**What you are asked to do**
Begin with the line that contains "Give me the Plotly source for this chart.", end with the line that contains "time_right = [3, 4]", and extract exactly that stretch of lines.

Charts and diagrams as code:
[Start]

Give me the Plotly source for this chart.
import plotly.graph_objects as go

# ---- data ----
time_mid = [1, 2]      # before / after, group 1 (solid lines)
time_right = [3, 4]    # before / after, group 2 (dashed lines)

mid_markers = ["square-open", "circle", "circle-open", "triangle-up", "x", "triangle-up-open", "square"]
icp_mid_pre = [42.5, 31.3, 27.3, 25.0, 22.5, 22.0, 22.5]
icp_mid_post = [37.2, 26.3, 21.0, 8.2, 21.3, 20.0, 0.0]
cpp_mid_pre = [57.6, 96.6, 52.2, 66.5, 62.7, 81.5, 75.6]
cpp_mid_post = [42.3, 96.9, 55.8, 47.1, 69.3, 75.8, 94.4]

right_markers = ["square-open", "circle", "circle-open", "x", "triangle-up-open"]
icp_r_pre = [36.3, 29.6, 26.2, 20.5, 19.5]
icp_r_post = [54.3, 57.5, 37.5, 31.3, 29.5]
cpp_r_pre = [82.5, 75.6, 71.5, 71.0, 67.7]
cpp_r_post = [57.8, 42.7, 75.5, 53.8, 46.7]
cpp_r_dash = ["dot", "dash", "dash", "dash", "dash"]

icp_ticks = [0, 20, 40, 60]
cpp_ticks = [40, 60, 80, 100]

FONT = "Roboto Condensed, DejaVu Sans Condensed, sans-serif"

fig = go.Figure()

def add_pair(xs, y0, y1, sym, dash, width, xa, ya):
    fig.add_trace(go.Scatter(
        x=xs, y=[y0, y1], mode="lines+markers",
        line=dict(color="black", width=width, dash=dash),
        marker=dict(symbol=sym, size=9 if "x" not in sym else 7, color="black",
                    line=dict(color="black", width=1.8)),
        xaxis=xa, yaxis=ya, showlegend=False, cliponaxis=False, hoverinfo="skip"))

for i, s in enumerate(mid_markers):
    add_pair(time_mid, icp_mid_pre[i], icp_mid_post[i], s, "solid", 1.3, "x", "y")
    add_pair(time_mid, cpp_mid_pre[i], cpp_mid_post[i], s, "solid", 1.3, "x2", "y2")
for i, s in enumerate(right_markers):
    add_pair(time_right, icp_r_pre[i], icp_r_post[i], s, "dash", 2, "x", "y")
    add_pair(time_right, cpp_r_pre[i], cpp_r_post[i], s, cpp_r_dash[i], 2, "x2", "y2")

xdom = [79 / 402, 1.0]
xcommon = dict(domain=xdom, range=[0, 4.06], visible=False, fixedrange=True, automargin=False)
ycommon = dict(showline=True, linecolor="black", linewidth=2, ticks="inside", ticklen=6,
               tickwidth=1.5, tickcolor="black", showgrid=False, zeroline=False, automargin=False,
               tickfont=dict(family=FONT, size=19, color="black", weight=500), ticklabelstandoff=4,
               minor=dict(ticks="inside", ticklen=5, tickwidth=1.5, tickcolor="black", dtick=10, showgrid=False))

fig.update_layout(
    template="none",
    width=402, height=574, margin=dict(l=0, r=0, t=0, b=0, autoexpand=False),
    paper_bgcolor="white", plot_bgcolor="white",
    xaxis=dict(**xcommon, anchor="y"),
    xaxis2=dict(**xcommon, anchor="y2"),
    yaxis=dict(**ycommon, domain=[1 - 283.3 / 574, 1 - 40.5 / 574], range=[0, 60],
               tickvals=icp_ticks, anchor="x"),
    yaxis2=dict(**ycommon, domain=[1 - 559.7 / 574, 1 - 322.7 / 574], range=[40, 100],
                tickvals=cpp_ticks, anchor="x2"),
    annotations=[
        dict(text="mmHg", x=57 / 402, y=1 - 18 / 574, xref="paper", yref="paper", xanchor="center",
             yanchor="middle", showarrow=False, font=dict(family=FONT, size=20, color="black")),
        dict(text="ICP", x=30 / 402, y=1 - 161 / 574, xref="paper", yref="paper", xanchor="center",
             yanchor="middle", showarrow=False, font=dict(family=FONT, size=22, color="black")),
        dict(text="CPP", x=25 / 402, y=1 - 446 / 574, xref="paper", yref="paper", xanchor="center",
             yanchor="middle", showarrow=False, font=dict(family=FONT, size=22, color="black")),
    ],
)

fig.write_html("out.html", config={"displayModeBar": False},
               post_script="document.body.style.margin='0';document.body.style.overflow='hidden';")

[End]
[Start]

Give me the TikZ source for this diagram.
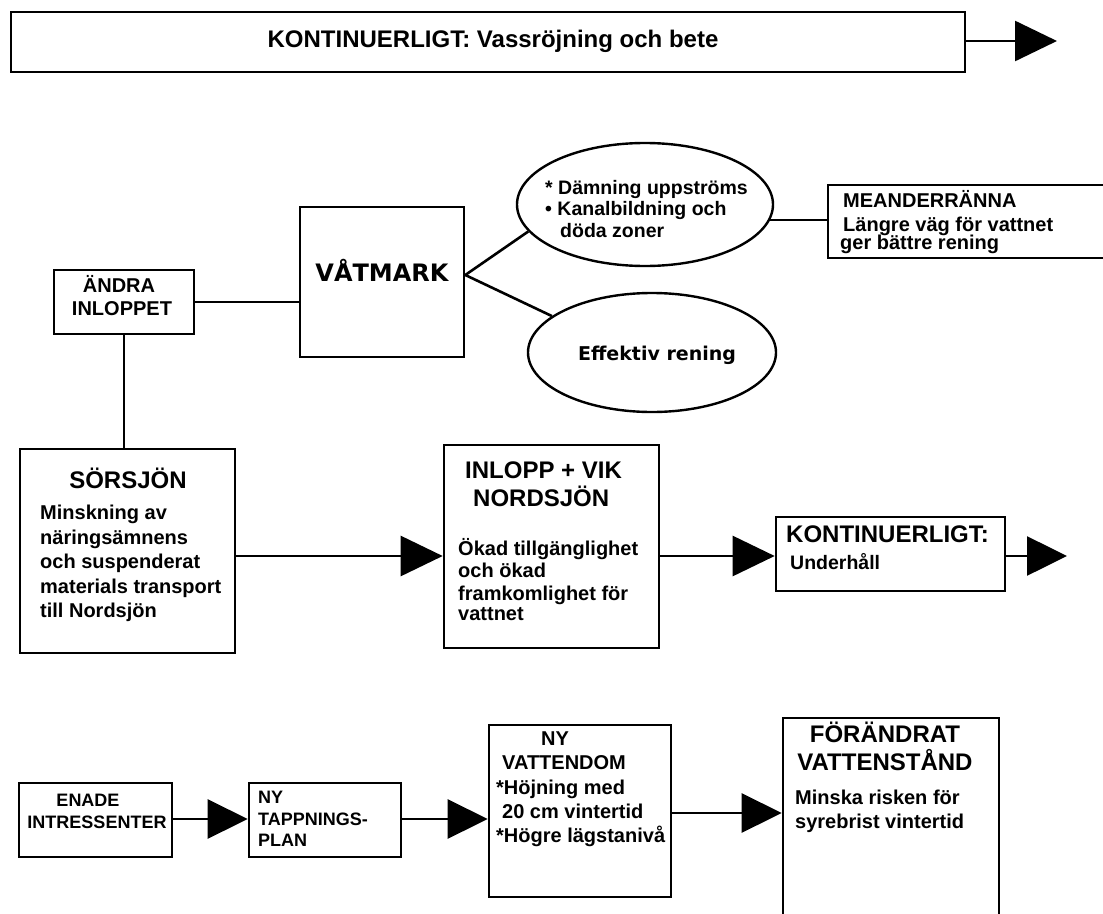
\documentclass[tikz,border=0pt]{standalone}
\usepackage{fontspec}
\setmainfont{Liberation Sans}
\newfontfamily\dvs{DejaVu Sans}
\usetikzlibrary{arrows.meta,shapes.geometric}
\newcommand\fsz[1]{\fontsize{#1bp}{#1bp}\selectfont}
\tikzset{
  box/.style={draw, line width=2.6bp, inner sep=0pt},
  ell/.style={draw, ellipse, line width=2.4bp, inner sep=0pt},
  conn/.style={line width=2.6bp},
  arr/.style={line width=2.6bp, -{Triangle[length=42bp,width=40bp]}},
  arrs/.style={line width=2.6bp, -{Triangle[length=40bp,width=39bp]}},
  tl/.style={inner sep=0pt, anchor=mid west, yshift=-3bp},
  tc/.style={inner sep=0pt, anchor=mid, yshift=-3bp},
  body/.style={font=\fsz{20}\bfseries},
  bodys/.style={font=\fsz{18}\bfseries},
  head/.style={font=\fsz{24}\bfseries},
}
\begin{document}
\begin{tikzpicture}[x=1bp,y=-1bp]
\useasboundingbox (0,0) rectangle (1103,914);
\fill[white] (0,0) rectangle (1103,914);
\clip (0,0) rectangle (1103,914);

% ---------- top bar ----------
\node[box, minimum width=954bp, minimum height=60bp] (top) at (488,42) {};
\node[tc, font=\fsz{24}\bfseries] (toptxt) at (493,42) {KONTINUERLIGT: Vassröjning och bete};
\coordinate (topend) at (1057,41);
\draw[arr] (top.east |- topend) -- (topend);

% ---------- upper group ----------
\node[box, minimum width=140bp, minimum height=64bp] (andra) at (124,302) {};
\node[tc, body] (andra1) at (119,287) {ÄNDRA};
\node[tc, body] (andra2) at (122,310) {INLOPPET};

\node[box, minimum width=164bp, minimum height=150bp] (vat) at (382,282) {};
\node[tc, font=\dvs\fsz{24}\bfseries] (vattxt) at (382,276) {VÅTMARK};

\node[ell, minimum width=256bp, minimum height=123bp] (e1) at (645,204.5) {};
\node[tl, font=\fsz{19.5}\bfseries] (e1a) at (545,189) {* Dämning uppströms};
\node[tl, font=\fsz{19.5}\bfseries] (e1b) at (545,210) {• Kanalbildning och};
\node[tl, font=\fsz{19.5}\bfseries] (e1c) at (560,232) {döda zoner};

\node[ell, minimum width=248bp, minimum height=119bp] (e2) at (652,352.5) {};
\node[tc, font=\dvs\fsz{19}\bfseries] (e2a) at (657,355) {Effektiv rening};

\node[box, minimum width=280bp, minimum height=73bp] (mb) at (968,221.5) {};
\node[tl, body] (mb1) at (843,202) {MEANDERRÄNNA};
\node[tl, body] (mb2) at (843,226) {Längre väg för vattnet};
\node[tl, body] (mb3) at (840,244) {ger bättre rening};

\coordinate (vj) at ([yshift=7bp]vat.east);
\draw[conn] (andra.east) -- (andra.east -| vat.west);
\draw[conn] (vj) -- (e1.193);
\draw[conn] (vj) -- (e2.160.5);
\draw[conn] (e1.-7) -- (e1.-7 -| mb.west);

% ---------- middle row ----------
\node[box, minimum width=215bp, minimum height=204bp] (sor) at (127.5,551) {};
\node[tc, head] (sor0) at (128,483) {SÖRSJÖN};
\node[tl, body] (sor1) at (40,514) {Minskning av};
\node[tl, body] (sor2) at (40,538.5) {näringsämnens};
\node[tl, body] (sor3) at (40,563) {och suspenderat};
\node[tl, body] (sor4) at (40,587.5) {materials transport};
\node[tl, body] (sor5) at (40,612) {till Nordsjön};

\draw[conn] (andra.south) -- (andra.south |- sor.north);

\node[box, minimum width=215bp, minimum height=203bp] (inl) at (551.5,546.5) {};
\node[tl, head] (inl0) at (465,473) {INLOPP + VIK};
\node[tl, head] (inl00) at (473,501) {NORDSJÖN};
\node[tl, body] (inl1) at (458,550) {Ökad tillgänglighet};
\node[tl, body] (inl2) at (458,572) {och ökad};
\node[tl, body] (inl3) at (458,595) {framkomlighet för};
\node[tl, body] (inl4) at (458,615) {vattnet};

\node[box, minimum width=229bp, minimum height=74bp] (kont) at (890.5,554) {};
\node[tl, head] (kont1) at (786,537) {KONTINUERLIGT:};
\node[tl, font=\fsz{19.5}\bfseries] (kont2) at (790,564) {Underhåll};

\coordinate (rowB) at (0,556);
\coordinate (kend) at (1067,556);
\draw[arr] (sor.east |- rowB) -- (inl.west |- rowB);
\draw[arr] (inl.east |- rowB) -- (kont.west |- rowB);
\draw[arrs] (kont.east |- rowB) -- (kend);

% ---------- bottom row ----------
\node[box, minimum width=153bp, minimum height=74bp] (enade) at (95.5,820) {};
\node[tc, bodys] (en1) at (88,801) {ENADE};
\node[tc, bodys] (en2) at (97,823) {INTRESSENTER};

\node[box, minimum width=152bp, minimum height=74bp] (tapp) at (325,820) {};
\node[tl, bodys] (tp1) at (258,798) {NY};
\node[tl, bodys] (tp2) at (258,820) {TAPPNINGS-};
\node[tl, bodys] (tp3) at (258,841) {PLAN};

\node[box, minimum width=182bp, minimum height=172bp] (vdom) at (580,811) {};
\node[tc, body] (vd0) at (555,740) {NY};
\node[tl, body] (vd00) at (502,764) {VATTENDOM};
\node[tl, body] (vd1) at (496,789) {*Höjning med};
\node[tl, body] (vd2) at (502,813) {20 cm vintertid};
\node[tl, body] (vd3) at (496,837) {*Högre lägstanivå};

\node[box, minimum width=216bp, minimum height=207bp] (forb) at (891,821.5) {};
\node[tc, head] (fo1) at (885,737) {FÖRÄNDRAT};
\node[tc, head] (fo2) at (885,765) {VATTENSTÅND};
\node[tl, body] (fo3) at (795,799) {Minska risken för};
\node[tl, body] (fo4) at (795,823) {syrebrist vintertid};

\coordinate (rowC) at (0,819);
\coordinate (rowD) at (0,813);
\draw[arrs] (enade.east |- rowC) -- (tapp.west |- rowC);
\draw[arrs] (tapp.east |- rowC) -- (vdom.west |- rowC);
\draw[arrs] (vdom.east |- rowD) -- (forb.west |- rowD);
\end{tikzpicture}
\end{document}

[End]
[Start]

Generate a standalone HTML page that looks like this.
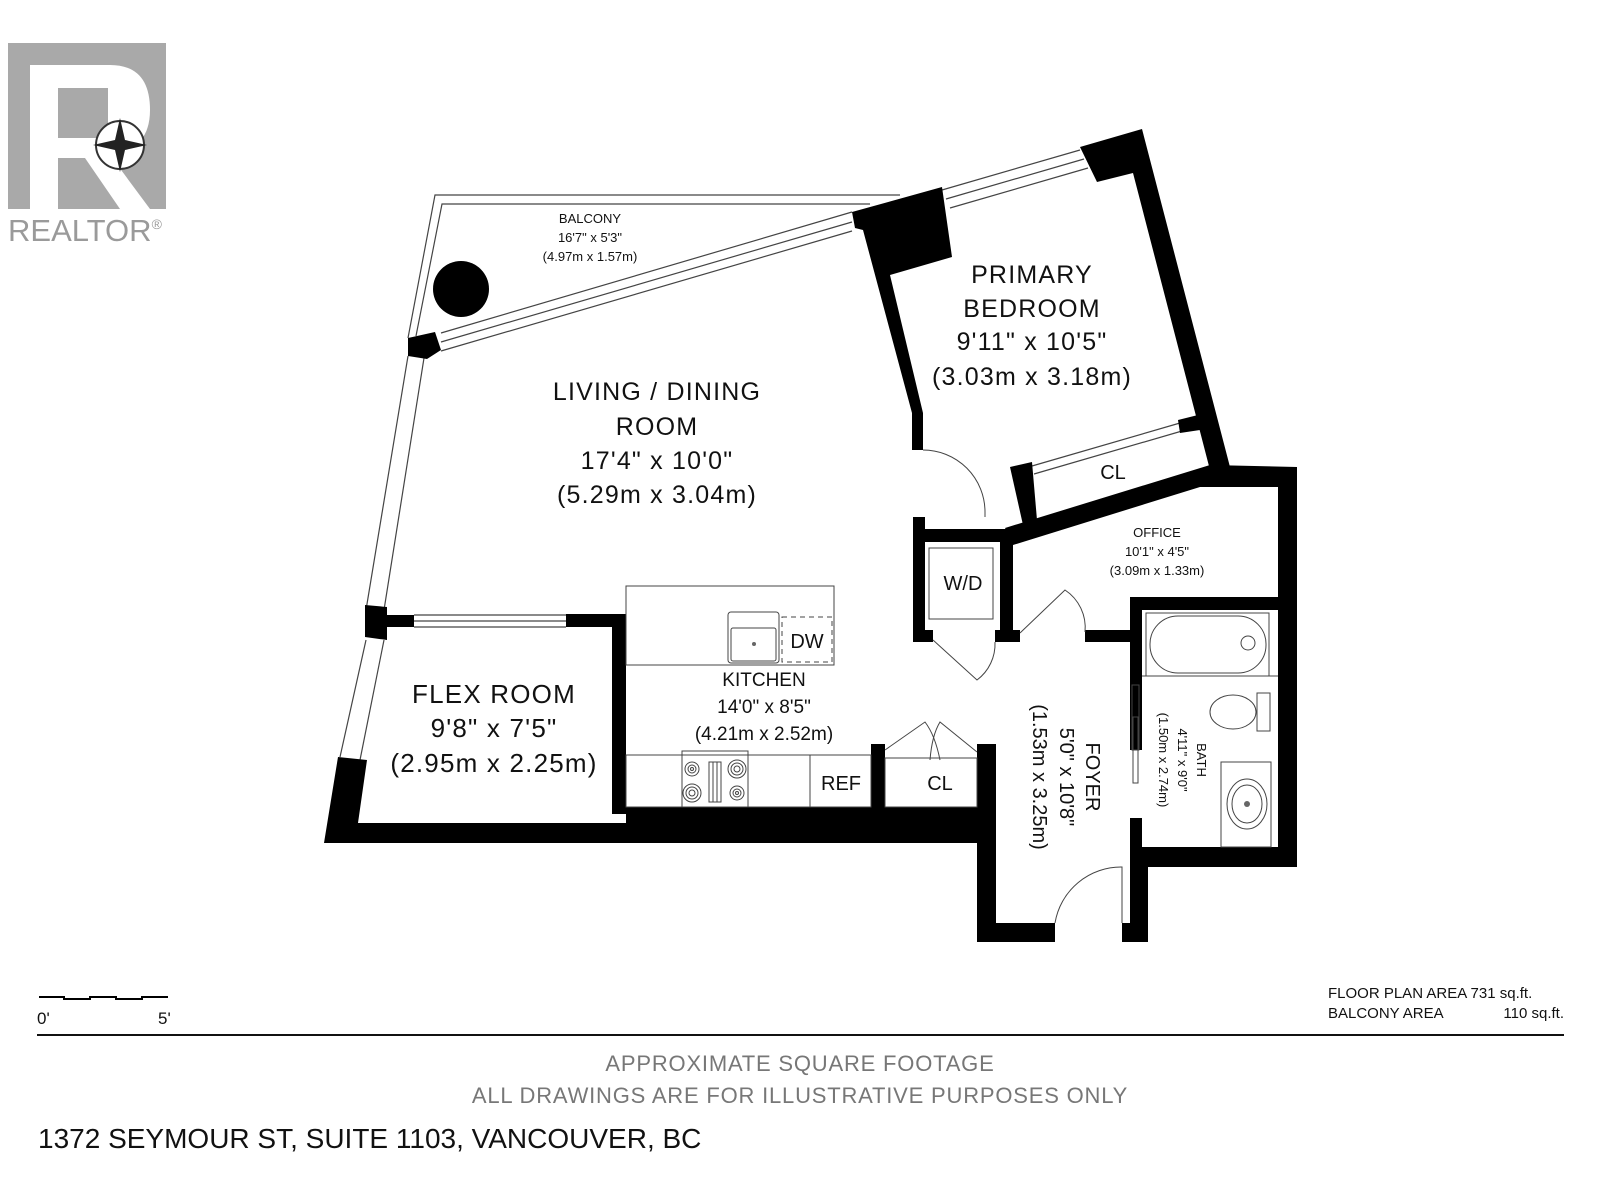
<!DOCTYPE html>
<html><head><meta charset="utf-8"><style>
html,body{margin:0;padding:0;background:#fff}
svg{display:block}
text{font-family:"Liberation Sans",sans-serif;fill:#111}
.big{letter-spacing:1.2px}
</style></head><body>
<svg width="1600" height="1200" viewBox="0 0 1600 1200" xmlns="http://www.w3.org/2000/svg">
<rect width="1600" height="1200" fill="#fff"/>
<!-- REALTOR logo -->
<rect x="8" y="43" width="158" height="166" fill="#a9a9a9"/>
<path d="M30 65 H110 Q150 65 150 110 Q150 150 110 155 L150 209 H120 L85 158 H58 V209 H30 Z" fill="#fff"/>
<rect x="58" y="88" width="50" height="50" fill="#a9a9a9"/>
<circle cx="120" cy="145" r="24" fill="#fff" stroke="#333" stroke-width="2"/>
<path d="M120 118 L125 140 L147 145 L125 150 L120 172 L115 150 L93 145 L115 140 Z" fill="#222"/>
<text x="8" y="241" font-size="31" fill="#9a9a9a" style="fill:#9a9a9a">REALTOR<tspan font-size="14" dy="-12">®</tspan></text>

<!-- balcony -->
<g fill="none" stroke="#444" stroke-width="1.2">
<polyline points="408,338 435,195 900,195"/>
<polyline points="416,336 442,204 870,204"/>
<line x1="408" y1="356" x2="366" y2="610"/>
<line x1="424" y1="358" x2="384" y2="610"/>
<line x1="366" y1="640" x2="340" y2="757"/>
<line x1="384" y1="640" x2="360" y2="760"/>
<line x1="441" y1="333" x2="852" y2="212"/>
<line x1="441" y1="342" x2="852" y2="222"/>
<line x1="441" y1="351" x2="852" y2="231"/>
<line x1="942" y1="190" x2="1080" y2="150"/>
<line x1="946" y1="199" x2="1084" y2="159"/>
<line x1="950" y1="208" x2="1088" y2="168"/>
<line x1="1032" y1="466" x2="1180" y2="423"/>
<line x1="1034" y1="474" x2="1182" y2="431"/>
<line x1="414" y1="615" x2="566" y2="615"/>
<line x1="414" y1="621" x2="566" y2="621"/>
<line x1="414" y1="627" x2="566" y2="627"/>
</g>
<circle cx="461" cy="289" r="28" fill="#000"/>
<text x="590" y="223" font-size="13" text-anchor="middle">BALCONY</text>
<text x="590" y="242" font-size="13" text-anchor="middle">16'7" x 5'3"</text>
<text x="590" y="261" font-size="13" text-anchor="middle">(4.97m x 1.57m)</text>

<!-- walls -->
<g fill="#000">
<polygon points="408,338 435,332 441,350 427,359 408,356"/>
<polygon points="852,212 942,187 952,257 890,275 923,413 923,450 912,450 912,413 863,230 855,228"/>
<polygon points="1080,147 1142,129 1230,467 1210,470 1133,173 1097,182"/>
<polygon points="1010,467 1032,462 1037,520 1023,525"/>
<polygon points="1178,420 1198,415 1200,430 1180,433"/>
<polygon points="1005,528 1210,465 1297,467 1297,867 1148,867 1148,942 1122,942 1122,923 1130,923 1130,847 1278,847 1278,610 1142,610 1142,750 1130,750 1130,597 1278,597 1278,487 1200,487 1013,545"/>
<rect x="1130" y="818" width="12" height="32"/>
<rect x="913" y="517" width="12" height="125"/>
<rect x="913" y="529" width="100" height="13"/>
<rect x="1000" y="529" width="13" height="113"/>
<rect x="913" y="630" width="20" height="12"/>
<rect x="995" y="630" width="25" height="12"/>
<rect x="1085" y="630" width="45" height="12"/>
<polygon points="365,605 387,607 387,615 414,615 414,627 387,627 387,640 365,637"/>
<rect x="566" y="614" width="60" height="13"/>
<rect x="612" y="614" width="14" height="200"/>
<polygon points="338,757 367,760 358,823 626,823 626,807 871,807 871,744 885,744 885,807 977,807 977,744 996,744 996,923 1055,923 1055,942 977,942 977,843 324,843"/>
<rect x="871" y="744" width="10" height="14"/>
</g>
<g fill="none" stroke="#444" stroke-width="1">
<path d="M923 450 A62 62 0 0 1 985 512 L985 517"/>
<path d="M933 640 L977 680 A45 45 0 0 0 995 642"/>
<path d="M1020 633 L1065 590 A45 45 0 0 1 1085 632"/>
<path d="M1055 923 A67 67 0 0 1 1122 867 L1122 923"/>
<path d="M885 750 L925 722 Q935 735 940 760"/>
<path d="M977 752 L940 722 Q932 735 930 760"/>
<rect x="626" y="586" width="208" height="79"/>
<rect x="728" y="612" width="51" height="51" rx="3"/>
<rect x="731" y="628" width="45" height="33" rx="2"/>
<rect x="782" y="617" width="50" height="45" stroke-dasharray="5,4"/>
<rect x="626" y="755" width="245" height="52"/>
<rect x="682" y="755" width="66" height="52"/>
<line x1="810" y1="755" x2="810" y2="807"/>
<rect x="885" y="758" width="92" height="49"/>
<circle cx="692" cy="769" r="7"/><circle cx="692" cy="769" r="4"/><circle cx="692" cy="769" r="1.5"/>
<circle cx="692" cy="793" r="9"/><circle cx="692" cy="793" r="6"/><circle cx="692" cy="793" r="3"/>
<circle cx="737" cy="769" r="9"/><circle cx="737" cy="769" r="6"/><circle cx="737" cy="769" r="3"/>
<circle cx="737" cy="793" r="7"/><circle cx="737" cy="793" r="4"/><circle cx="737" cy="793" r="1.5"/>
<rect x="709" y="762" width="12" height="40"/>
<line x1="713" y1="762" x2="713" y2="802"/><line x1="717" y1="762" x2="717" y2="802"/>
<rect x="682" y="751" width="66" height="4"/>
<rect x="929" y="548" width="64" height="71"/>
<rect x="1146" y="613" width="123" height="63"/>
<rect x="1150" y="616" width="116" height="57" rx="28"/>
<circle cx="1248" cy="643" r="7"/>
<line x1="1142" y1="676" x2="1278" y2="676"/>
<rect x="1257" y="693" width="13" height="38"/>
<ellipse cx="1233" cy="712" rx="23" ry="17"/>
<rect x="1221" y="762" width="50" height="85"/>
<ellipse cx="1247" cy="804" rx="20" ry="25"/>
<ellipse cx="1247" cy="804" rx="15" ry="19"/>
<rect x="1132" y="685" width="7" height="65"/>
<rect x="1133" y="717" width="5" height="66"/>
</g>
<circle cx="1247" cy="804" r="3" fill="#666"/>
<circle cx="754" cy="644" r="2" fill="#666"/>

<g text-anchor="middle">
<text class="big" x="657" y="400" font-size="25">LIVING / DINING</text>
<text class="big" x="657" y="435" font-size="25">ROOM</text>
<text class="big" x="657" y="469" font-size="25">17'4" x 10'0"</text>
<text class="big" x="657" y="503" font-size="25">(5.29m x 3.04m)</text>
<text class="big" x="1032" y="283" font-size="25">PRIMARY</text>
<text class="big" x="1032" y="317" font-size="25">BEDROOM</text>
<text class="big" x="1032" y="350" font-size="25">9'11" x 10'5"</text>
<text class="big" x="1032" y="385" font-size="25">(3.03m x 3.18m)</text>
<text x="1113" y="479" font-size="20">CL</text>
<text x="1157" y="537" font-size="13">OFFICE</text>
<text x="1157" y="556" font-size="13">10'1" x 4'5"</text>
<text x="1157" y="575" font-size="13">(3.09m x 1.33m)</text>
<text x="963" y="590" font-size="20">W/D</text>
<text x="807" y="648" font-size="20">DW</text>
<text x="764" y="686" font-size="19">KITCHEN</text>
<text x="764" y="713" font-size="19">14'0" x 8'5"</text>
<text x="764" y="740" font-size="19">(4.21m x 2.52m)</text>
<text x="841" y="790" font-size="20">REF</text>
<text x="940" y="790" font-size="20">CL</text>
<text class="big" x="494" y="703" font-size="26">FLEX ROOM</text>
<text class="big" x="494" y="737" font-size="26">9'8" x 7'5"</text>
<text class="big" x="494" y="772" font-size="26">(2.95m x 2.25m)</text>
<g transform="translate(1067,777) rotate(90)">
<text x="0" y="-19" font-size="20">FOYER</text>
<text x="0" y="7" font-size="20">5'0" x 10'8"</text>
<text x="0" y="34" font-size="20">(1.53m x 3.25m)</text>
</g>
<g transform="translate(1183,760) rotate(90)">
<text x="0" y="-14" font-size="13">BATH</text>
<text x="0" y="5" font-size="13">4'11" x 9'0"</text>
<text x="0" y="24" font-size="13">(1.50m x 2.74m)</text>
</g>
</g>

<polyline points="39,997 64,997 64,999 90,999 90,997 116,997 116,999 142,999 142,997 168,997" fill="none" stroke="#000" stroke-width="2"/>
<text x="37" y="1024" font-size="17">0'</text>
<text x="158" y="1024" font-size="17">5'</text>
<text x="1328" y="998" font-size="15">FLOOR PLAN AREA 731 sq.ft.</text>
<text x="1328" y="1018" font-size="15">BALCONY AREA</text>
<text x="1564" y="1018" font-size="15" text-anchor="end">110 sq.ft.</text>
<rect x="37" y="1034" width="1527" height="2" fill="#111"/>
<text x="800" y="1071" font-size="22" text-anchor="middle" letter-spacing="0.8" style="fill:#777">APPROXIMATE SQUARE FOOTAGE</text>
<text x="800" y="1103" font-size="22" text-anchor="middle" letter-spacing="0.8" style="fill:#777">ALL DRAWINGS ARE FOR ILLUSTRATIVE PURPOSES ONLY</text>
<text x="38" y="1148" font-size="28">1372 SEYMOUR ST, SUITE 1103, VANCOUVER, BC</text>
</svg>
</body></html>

[End]

**Output below**
Give me the Plotly source for this chart.
import plotly.graph_objects as go

# ---- data ----
time_mid = [1, 2]      # before / after, group 1 (solid lines)
time_right = [3, 4]    # before / after, group 2 (dashed lines)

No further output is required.